Print

Desperate times: central banks as buyers of last resort

How close are we to the point where central banks will start to buy impaired securities outright?

In thinking, at least, not far. Professors Willem Buiter and Anne Sibert were talking about central banks making “outright purchases” back in August last year. Insofar as such predictions were predicated by central banks first broadening the scope of their money market operations, how far off can we be now?

On Wednesday this week, Buiter came back to the issue.

When markets are disorderly and illiquid, it is not just the prices of good or prime assets that fall below their fundamental values. The same holds for the prices of bad, impaired and sub-prime assets. Impaired assets too will have a fair or fundamental value. That fundamental value may well be far below the face value of the security, but it may also be well above the price the impaired asset would fetch in a fire-sale in an illiquid market.

If the central bank, or some other government agency, were to act as Market Maker of Last Resort and buy the impaired asset at a price no greater than its fair value but higher than what it would fetch in the free but unfair illiquid market, such a purchase would not be a bail-out. It would also be welfare-increasing.

Felix Salmon at Market Movers, meanwhile, points us in the direction of a few points made by Mark Thoma back in March. Assuming the worst case scenario, says Thoma, with the Fed buying assets which are later rendered worthless, what’s actually the big problem?
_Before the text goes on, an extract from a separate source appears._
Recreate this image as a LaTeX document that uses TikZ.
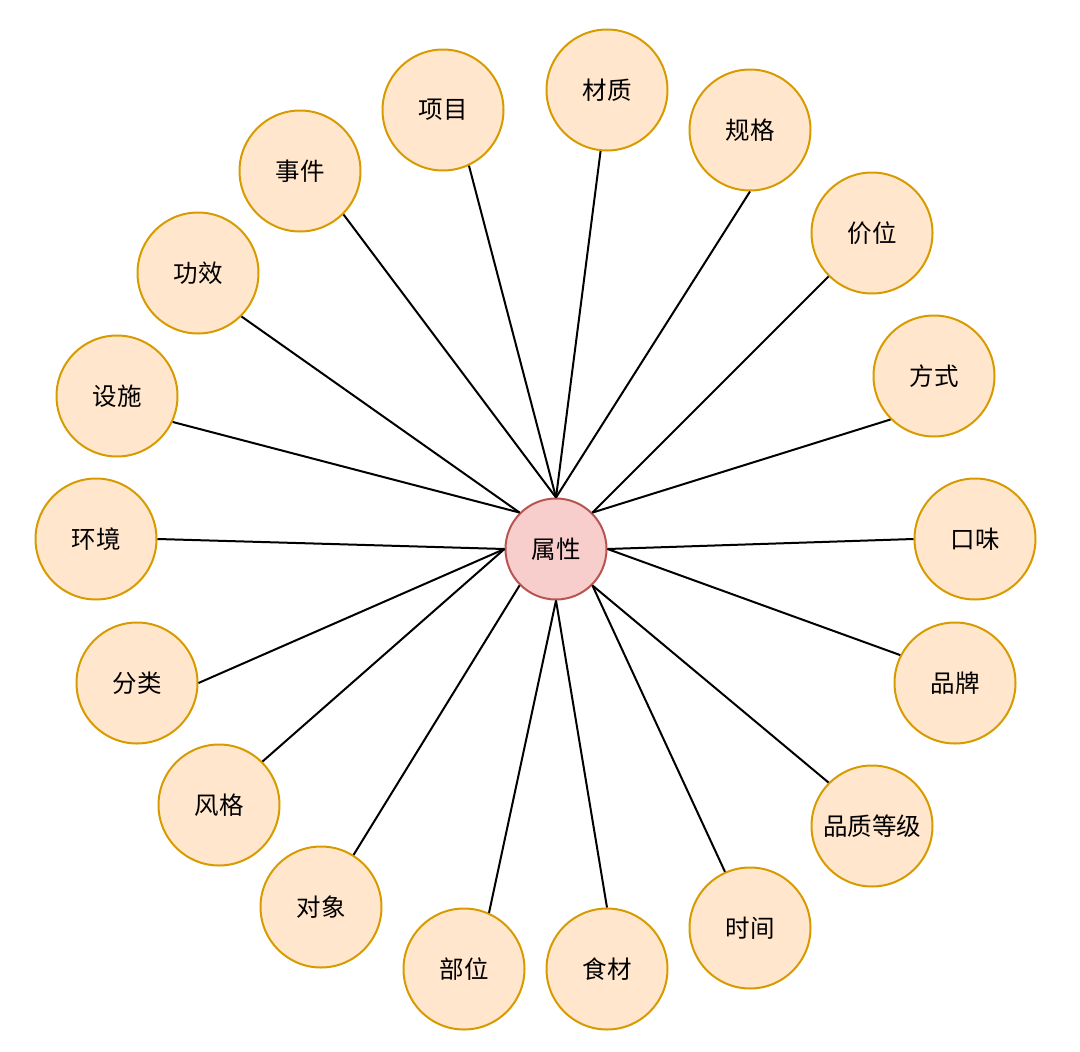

…in the end, it is no different than the Fed simply printing that same amount of money and giving it to the banks as new reserves, it is an increase in the money supply. It is a large increase, and it could surely be inflationary, but inflation is not the main worry when financial markets appear on the verge of a downward spiral that could drag the economy down along with them.

Firmly in the realist camp though, Salmon points to the slim political likelihood of the Fed ever following through with asset-purchases. “The optics are simply terrible”.

Like invading Canada, says Paul Krugman at the New York Times, just because the government probably has the plans laid out, doesn’t mean it’s likely to run with them.

Could all this yet change? If the crisis draws out, then it’s certainly a likelihood. The litmus test may well come in how well banks’ just announced plans to “ringfence” bad assets stand up to scrutiny. To us, the idea sounds worse than MLEC, and almost certainly spun on the fly after Wall Street saw what happened to UBS’s shareprice on Tuesday.

Finally, below, a cursory roundup of some of the latest chatter:

The De Long/Summers thesis
Larry Summers in the FT -  “Neither US financial institutions nor the economy are likely to suffer from a lack of central bank liquidity provision… At the same time, processes are in motion that may lead to new demands for more than $1,000bn in mortgages, directly or indirectly”
Brad de Long - detailed breakdown of Summers’ points with objections and suggestions.

Yves Smith
Critique of “wishful” De Long/Summers thesis. “What about ‘bubble’ don’t you understand? That high priced equilibrium was not stable, it was created by unsustainable leverage. Per Herbert Stein, ‘That which is unsustainable will not be sustained.’ It is neither good economics nor good policy to try to keep an asset bubble aloft.”

The Japan hypothesis
Gillian Tett and Krishna Guha in the FT. “Japan’s lost decade offers dire pointers for the Fed”

Bill Gross
“…we will likely pull back from our rating service blessed confidence in asset-backed securities. In its place will likely come the increasing reliance on government/agency guarantees as well as the explicit use of the government’s balance sheet to support and then assimilate egregious loans of the past decade.”